Brief - Leave out the pictures; transcribe all else exactly.

Available data -
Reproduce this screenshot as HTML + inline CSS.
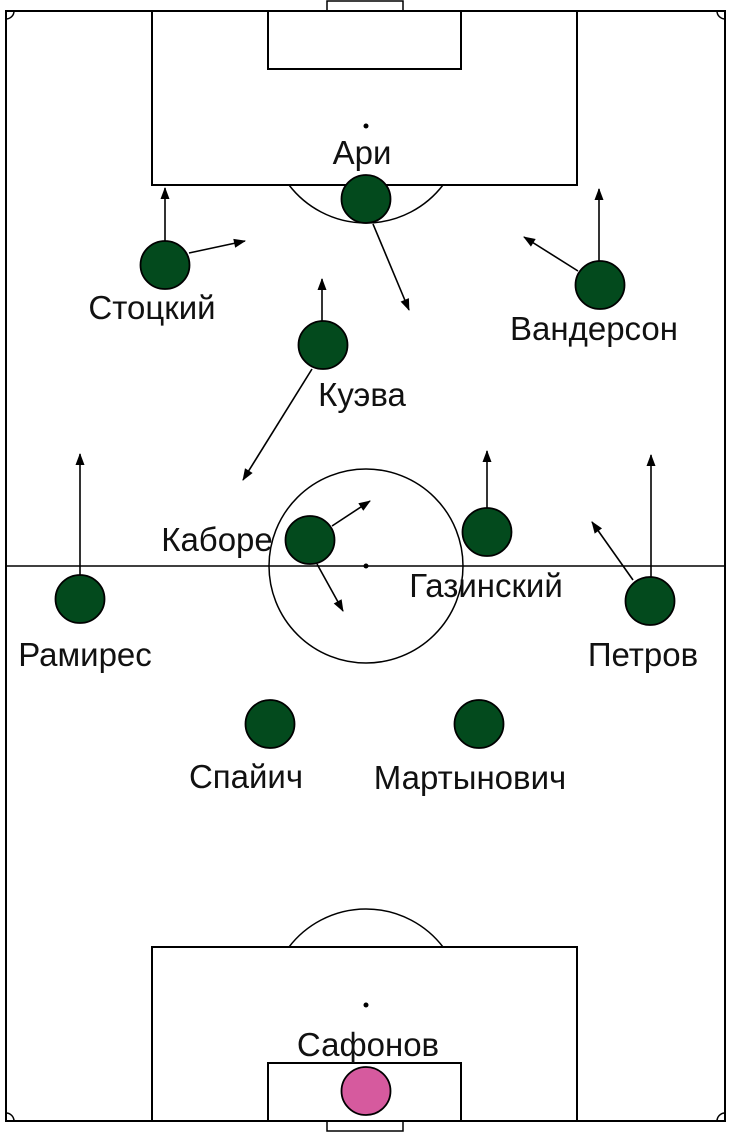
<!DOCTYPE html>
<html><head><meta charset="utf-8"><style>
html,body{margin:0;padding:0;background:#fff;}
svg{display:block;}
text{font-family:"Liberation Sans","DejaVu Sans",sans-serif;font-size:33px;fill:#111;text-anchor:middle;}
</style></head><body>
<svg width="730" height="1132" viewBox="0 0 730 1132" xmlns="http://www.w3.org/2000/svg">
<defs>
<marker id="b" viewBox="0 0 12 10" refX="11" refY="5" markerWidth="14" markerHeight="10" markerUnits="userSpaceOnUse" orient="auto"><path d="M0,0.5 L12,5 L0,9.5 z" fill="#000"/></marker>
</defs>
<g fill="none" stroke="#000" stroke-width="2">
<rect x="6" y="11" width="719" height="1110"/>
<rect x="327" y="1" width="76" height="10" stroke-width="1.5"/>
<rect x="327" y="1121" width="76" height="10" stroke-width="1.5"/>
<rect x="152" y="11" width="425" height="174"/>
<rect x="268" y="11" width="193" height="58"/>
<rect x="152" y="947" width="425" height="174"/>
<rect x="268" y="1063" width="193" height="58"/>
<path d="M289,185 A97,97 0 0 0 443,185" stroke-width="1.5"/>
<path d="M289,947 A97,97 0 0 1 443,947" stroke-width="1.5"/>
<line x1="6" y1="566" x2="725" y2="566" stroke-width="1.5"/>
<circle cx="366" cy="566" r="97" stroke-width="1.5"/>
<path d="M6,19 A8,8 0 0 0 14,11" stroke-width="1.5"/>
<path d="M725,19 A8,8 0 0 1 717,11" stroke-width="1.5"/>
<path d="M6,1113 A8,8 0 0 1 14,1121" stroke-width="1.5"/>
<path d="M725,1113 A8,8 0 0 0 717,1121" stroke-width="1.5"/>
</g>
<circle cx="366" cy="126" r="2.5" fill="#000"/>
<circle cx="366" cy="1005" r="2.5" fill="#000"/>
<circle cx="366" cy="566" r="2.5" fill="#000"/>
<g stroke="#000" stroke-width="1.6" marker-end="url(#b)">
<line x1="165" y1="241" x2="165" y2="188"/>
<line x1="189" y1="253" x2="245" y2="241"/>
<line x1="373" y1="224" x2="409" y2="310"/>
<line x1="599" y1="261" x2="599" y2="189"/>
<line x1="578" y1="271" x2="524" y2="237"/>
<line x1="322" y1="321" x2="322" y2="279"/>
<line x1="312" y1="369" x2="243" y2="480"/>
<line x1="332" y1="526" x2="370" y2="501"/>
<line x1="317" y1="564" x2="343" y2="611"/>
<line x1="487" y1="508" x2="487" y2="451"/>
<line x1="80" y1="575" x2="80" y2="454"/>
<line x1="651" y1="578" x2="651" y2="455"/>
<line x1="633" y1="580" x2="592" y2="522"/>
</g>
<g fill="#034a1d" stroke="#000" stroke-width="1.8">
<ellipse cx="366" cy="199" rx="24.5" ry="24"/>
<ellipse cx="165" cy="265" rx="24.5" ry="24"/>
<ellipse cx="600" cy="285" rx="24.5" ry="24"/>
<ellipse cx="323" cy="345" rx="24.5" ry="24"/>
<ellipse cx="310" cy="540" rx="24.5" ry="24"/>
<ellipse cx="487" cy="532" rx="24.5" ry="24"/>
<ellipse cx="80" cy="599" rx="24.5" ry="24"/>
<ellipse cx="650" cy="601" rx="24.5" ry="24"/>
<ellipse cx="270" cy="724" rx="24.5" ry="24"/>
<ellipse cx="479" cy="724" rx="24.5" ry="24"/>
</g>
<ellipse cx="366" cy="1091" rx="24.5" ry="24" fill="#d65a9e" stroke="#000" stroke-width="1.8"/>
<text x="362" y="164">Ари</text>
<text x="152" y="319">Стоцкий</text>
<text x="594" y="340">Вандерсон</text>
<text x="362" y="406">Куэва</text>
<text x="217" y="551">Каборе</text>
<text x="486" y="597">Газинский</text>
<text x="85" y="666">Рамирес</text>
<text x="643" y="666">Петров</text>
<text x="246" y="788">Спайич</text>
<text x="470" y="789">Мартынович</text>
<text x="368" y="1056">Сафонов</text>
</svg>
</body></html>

Solution to the exercise -
Reproduce this screenshot as HTML + inline CSS.
<!DOCTYPE html>
<html><head><meta charset="utf-8"><style>
html,body{margin:0;padding:0;background:#fff;}
svg{display:block;}
text{font-family:"Liberation Sans","DejaVu Sans",sans-serif;font-size:33px;fill:#111;text-anchor:middle;}
</style></head><body>
<svg width="730" height="1132" viewBox="0 0 730 1132" xmlns="http://www.w3.org/2000/svg">
<defs>
<marker id="b" viewBox="0 0 12 10" refX="11" refY="5" markerWidth="14" markerHeight="10" markerUnits="userSpaceOnUse" orient="auto"><path d="M0,0.5 L12,5 L0,9.5 z" fill="#000"/></marker>
</defs>
<g fill="none" stroke="#000" stroke-width="2">
<rect x="6" y="11" width="719" height="1110"/>
<rect x="327" y="1" width="76" height="10" stroke-width="1.5"/>
<rect x="327" y="1121" width="76" height="10" stroke-width="1.5"/>
<rect x="152" y="11" width="425" height="174"/>
<rect x="268" y="11" width="193" height="58"/>
<rect x="152" y="947" width="425" height="174"/>
<rect x="268" y="1063" width="193" height="58"/>
<path d="M289,185 A97,97 0 0 0 443,185" stroke-width="1.5"/>
<path d="M289,947 A97,97 0 0 1 443,947" stroke-width="1.5"/>
<line x1="6" y1="566" x2="725" y2="566" stroke-width="1.5"/>
<circle cx="366" cy="566" r="97" stroke-width="1.5"/>
<path d="M6,19 A8,8 0 0 0 14,11" stroke-width="1.5"/>
<path d="M725,19 A8,8 0 0 1 717,11" stroke-width="1.5"/>
<path d="M6,1113 A8,8 0 0 1 14,1121" stroke-width="1.5"/>
<path d="M725,1113 A8,8 0 0 0 717,1121" stroke-width="1.5"/>
</g>
<circle cx="366" cy="126" r="2.5" fill="#000"/>
<circle cx="366" cy="1005" r="2.5" fill="#000"/>
<circle cx="366" cy="566" r="2.5" fill="#000"/>
<g stroke="#000" stroke-width="1.6" marker-end="url(#b)">
<line x1="165" y1="241" x2="165" y2="188"/>
<line x1="189" y1="253" x2="245" y2="241"/>
<line x1="373" y1="224" x2="409" y2="310"/>
<line x1="599" y1="261" x2="599" y2="189"/>
<line x1="578" y1="271" x2="524" y2="237"/>
<line x1="322" y1="321" x2="322" y2="279"/>
<line x1="312" y1="369" x2="243" y2="480"/>
<line x1="332" y1="526" x2="370" y2="501"/>
<line x1="317" y1="564" x2="343" y2="611"/>
<line x1="487" y1="508" x2="487" y2="451"/>
<line x1="80" y1="575" x2="80" y2="454"/>
<line x1="651" y1="578" x2="651" y2="455"/>
<line x1="633" y1="580" x2="592" y2="522"/>
</g>
<g fill="#034a1d" stroke="#000" stroke-width="1.8">
<ellipse cx="366" cy="199" rx="24.5" ry="24"/>
<ellipse cx="165" cy="265" rx="24.5" ry="24"/>
<ellipse cx="600" cy="285" rx="24.5" ry="24"/>
<ellipse cx="323" cy="345" rx="24.5" ry="24"/>
<ellipse cx="310" cy="540" rx="24.5" ry="24"/>
<ellipse cx="487" cy="532" rx="24.5" ry="24"/>
<ellipse cx="80" cy="599" rx="24.5" ry="24"/>
<ellipse cx="650" cy="601" rx="24.5" ry="24"/>
<ellipse cx="270" cy="724" rx="24.5" ry="24"/>
<ellipse cx="479" cy="724" rx="24.5" ry="24"/>
</g>
<ellipse cx="366" cy="1091" rx="24.5" ry="24" fill="#d65a9e" stroke="#000" stroke-width="1.8"/>
<text x="362" y="164">Ари</text>
<text x="152" y="319">Стоцкий</text>
<text x="594" y="340">Вандерсон</text>
<text x="362" y="406">Куэва</text>
<text x="217" y="551">Каборе</text>
<text x="486" y="597">Газинский</text>
<text x="85" y="666">Рамирес</text>
<text x="643" y="666">Петров</text>
<text x="246" y="788">Спайич</text>
<text x="470" y="789">Мартынович</text>
<text x="368" y="1056">Сафонов</text>
</svg>
</body></html>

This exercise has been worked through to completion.